NVMe will take off because it can run parallel data streams, Reichart explains.

As new applications come to market due to digitalisation, that will require parallelism. Applications based on artificial intelligence (AI), Internet of Things (IoT), big data and machine learning will also add to the load of storage systems.

“In the mid-term you will need a lot of data streams in parallel,” Reichart explains.

However, he cautions that NVMe should be employed in the correct environment.

To truly benefit, it is recommend to deploy a 32Gbps SAN infrastructure which is NVMe-oF ready. Switches, HPAs and OS drivers should be updated for end to end performance, And check whether your applications allow parallelisation for writing and reading data.

“Of course at Fujitsu we will embrace NVMe fully,” Reichart says.

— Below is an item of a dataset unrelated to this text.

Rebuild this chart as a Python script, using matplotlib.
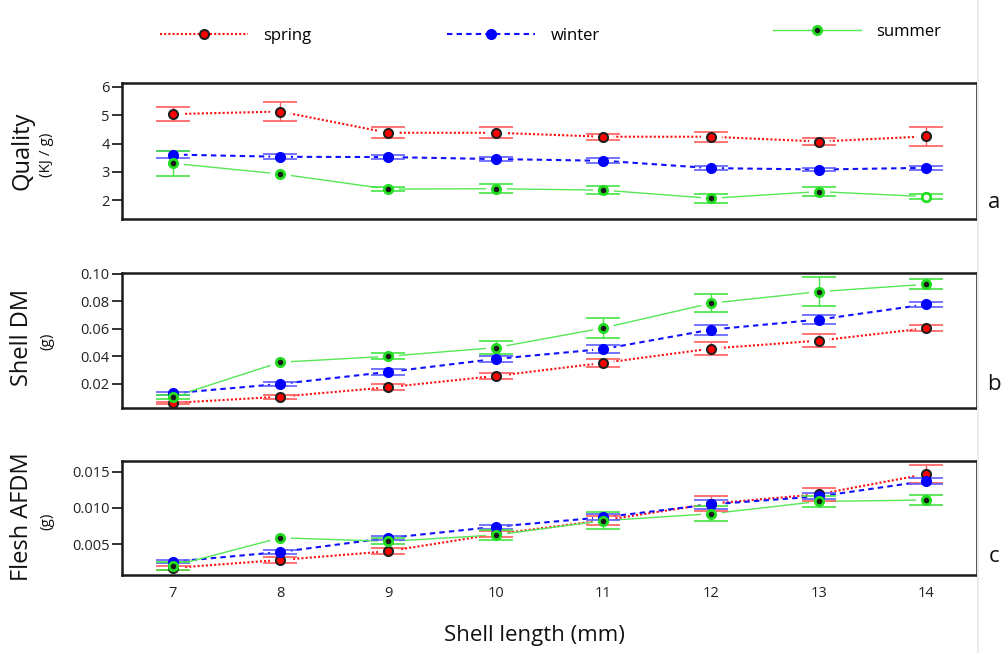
import numpy as np
import matplotlib
matplotlib.use("Agg")
import matplotlib.pyplot as plt
from matplotlib.lines import Line2D

nan = np.nan

# ---------------- data ----------------
shell_length = [7, 8, 9, 10, 11, 12, 13, 14]
season_names = ["spring", "winter", "summer"]

quality_spring = [5.04, 5.13, 4.38, 4.38, 4.24, 4.24, 4.07, 4.25]
quality_spring_err = [0.26, 0.33, 0.20, 0.19, 0.10, 0.17, 0.13, 0.35]
quality_winter = [3.61, 3.53, 3.52, 3.45, 3.39, 3.13, 3.08, 3.14]
quality_winter_err = [0.13, 0.09, 0.08, 0.08, 0.09, 0.08, 0.06, 0.08]
quality_summer = [3.30, 2.92, 2.39, 2.40, 2.35, 2.06, 2.30, 2.12]
quality_summer_err = [0.45, nan, 0.06, 0.16, 0.13, 0.17, 0.15, 0.09]

shelldm_spring = [0.0060, 0.0105, 0.0174, 0.0256, 0.0351, 0.0455, 0.0513, 0.0603]
shelldm_spring_err = [0.0010, 0.0015, 0.0022, 0.0023, 0.0030, 0.0047, 0.0045, 0.0021]
shelldm_winter = [0.0130, 0.0198, 0.0285, 0.0380, 0.0452, 0.0593, 0.0666, 0.0777]
shelldm_winter_err = [0.0010, 0.0015, 0.0020, 0.0022, 0.0030, 0.0037, 0.0033, 0.0020]
shelldm_summer = [0.0103, 0.0356, 0.0399, 0.0462, 0.0605, 0.0785, 0.0869, 0.0923]
shelldm_summer_err = [0.0015, nan, 0.0022, 0.0047, 0.0070, 0.0066, 0.0105, 0.0036]

afdm_spring = [0.00174, 0.00284, 0.00404, 0.0064, 0.0083, 0.0106, 0.0119, 0.01468]
afdm_spring_err = [0.0003, 0.0004, 0.0004, 0.0004, 0.0006, 0.0010, 0.0009, 0.0012]
afdm_winter = [0.0026, 0.00394, 0.00587, 0.00742, 0.00872, 0.0105, 0.0116, 0.01372]
afdm_winter_err = [0.0002, 0.0003, 0.0003, 0.0003, 0.0004, 0.0006, 0.0004, 0.0004]
afdm_summer = [0.0020, 0.0059, 0.0054, 0.00628, 0.00825, 0.00921, 0.0109, 0.0111]
afdm_summer_err = [0.0006, nan, 0.0004, 0.0007, 0.0012, 0.0010, 0.0008, 0.0007]

quality_ticks = [2, 3, 4, 5, 6]
shelldm_ticks = [0.02, 0.04, 0.06, 0.08, 0.10]
afdm_ticks = [0.005, 0.010, 0.015]
quality_open_point = 7  # index of open (hollow) summer marker in the Quality panel

# ---------------- style ----------------
plt.rcParams['font.family'] = ['Open Sans', 'DejaVu Sans']
W, H = 1008, 653
fig = plt.figure(figsize=(W / 100, H / 100), dpi=100)

styles = {
    "spring": dict(color="#ff1010", ls=(0, (1, 1)), lw=1.5, mfc="#ff0000", mec="#202020",
                   ecolor="#ff5c5c", ms=6.5, mew=1.5),
    "winter": dict(color="#1010ff", ls=(0, (2.6, 2)), lw=1.5, mfc="#0000ff", mec="#0000ff",
                   ecolor="#5c5cff", ms=7, mew=1.0),
    "summer": dict(color="#55e855", ls="-", lw=1.0, mfc="#1a1a1a", mec="#22dd22",
                   ecolor="#44e444", ms=6, mew=2.0),
}


def fig_rect(left, top, right, bottom):
    return [left / W, 1 - bottom / H, (right - left) / W, (bottom - top) / H]


ax_a = fig.add_axes(fig_rect(122, 83, 977, 219))
ax_b = fig.add_axes(fig_rect(122, 272.7, 977, 408))
ax_c = fig.add_axes(fig_rect(122, 461.3, 977, 575.3))

panels = [
    (ax_a, [(quality_spring, quality_spring_err), (quality_winter, quality_winter_err),
            (quality_summer, quality_summer_err)], (1.33, 6.14), quality_ticks, "%d"),
    (ax_b, [(shelldm_spring, shelldm_spring_err), (shelldm_winter, shelldm_winter_err),
            (shelldm_summer, shelldm_summer_err)], (0.0023, 0.1007), shelldm_ticks, "%.2f"),
    (ax_c, [(afdm_spring, afdm_spring_err), (afdm_winter, afdm_winter_err),
            (afdm_summer, afdm_summer_err)], (0.00073, 0.01643), afdm_ticks, "%.3f"),
]

for ax, series, ylim, yticks, fmt in panels:
    for (vals, errs), name in zip(series, season_names):
        s = styles[name]
        ax.plot(shell_length, vals, color=s["color"], ls=s["ls"], lw=s["lw"], zorder=1)
    for (vals, errs), name in zip(series, season_names):
        ax.plot(shell_length, vals, ls="none", marker="o", ms=15, mfc="white", mec="none",
                zorder=2)
    for (vals, errs), name in zip(series, season_names):
        s = styles[name]
        ax.errorbar(shell_length, vals, yerr=errs, fmt="none", ecolor=s["ecolor"],
                    elinewidth=1.0, capsize=12, capthick=1.2, zorder=3)
    for k, ((vals, errs), name) in enumerate(zip(series, season_names)):
        s = styles[name]
        ax.plot(shell_length, vals, ls="none", marker="o", ms=s["ms"], mfc=s["mfc"],
                mec=s["mec"], mew=s["mew"], zorder=4 + k)
    ax.set_xlim(6.53, 14.47)
    ax.set_ylim(*ylim)
    ax.set_yticks(yticks)
    ax.set_yticklabels([fmt % t for t in yticks])
    ax.set_xticks(shell_length)
    ax.tick_params(axis="y", direction="out", length=7, width=1.3, labelsize=10.5,
                   colors="#222222", pad=2)
    ax.tick_params(axis="x", length=0, labelsize=10.5, colors="#222222", pad=8)
    for sp in ax.spines.values():
        sp.set_linewidth(1.8)
        sp.set_color("#1a1a1a")

# hollow summer point in Quality panel
ax_a.plot([shell_length[quality_open_point]], [quality_summer[quality_open_point]], ls="none",
          marker="o", ms=6, mfc="white", mec="#22dd22", mew=1.8, zorder=8)

ax_a.set_xticklabels([])
ax_b.set_xticklabels([])
ax_c.set_xticklabels([str(v) for v in shell_length])

# y labels
ylabels = [("Quality", "(KJ / g)", 151), ("Shell DM", "(g)", 337), ("Flesh AFDM", "(g)", 517)]
for main, unit, yc in ylabels:
    fig.text(22 / W, 1 - yc / H, main, rotation=90, ha="center", va="center", fontsize=17,
             color="#111111")
    fig.text(47 / W, 1 - (yc + 4) / H, unit, rotation=90, ha="center", va="center",
             fontsize=11, color="#111111")

# panel letters
for letter, yc in [("a", 203), ("b", 385), ("c", 557)]:
    fig.text(994 / W, 1 - yc / H, letter, ha="center", va="center", fontsize=16, color="#111111")

fig.text(534 / W, 1 - 635 / H, "Shell length (mm)", ha="center", va="center", fontsize=16,
         color="#111111")

# legend entries
legend_pos = {"spring": (160, 36), "winter": (447, 36), "summer": (773, 32)}
for name in season_names:
    s = styles[name]
    h = Line2D([], [], color=s["color"], ls=s["ls"], lw=s["lw"], marker="o", ms=s["ms"],
               mfc=s["mfc"], mec=s["mec"], mew=s["mew"])
    x0, y0 = legend_pos[name]
    fig.legend([h], [name], loc="center left", bbox_to_anchor=(x0 / W, 1 - y0 / H),
               frameon=False, borderpad=0, borderaxespad=0, handlelength=5.3,
               handletextpad=0.9, numpoints=1, fontsize=12)

fig.add_artist(Line2D([978 / W, 978 / W], [0, 1], color="#ececec", lw=1.5,
                      transform=fig.transFigure))

fig.savefig("out.png", dpi=100)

Software-defined storage (SDS) decouples data management from the hardware, using an networked architecture that is based on x986 servers.

SDS has a number of benefits: it is easy to scale; it offers an extended lifecycle with fewer migrations; and there is the potential for lower costs

Challenge are that companies need to have the skills to build their own storage; there could be hidden costs and total cost of ownership (TCO) risks; and SDS could have higher latency.

Use cases are for object or S3 storage and distributed file storage, the biggest growth is for SDS as part of a hyperconverged infrastructure.

The current hype around hyperconvergence is complicating the market, says Reichart.

With HCI, compute and storage scales together. It is growing quickly, seeing 48% CAGR between 2016 and 2021. In fact, by 2020, 20% of business critical applications will have transitioned to HCI – up from 5% today.

The main usage scenarios for HCI are large scale server virtualisation, desktop virtualisation, private cloud and branch office applications.

The advantages are that there is one management layer, with the server performing both compute and storage; and it is highly modular and scalable.

The challenges are that is less of a  fit for heterogenous storage workloads, it is more difficult to maintain quality of service data; and there is the possibility of creating an additional storage silo.